We can think of synchronic historiographies of planetary civilization and early spacefaring civilization as a kind of temporal or historical form of Copernicanism. As the Copernican principle reminds us that the Earth is a planet among other planets, the sun a star among other stars, and the Milky Way a galaxy among other galaxies, the synchronic perspective on history reminds us that any given event is an event among other events, that any given technology is a technology among other technologies, and so on. We might, then, call the present effort an attempt at Copernican historiography, and Copernican historiography teaches us the importance of displacing any one perspective from the center of our concern, including any perspective entailed by seeing development through the exclusive lens of a single technology. The perspective of the longue durée facilitates our ability to understand history in this way, because we are not focusing on individual events, persons, or technologies, but on a complex structure in time that constitutes a macrohistorical period.
Beyond synchrony: the axes of historiography
In my paper A Manifesto for the Scientific Study of Civilization I wrote:
“One form that the transcendence of an exclusively historical study of civilization can take is that of extrapolating historical modes of thought so that these modes of thought apply to the future as well as to the past (and this could be called history in an extended sense). To recognize the role of the future in the concept of civilization is not intended to call into question the value of history and tradition, but to supplement it, and to supplement the concept of civilization with the idea of its future is to pass beyond history sensu stricto.”
The present essay on synchrony in early spacefaring civilization is an attempt to put this principle into practice; it has been my purpose to employ traditionally historical modes of thought in order to explicate the future. I have here focused on synchrony because I wanted to make a particular point about focusing on particular technologies of spacefaring in isolation, but a comprehensive study of early spacefaring civilization would not be limited to synchrony.
The use I have made in the present essay of concepts from historiography can be extrapolated more generally to other concepts from historiography, specifically, what I have elsewhere called the axes of historiography. If we take two distinctions common in historiography—synchronic and diachronic on the one hand, and on the other hand nomothetic and ideographic—and make these the axes of a chart, we have four permutations of historiography: nomothetic synchrony, ideographic synchrony, nomothetic diachrony, and ideographic diachrony. All of these concepts have potential for elucidating the study of the future by way of the methods of history.
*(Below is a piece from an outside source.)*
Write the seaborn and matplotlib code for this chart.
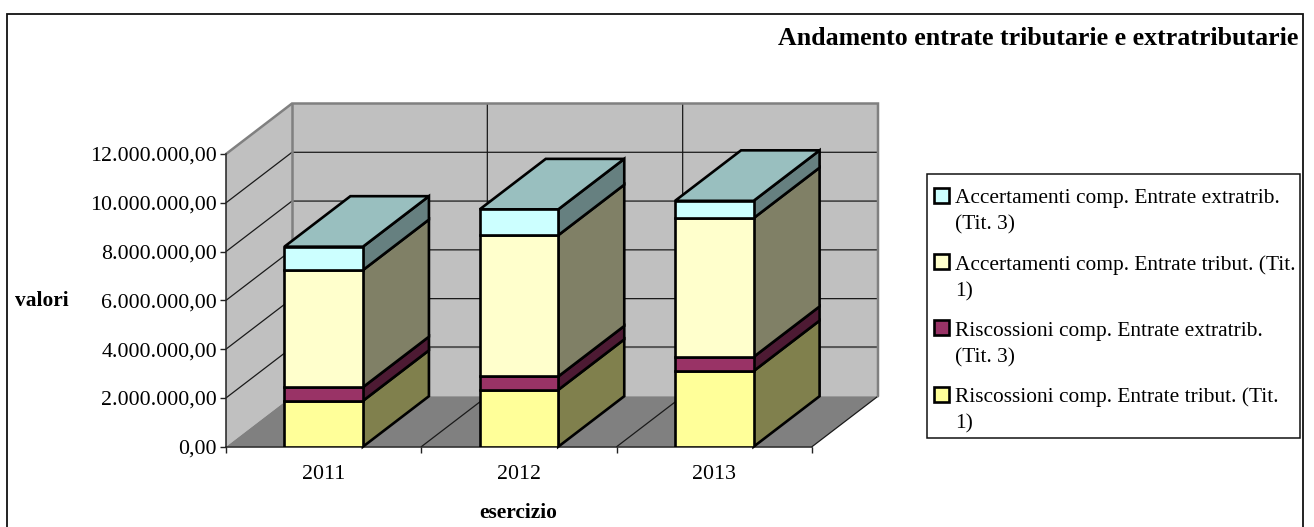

The macrohistorical period that I have here identified as the longue durée of early spacefaring civilization can be given an account in terms of lawlike interactions (nomothetic synchrony), contingent interactions (ideographic synchrony), lawlike succession (nomothetic diachrony), and contingent succession (ideographic diachrony). In order to do justice to these ideas it would be necessary to given an account of Heinrich Rickert’s exposition of the nomothetic and the ideographic, but this must be a task for another time.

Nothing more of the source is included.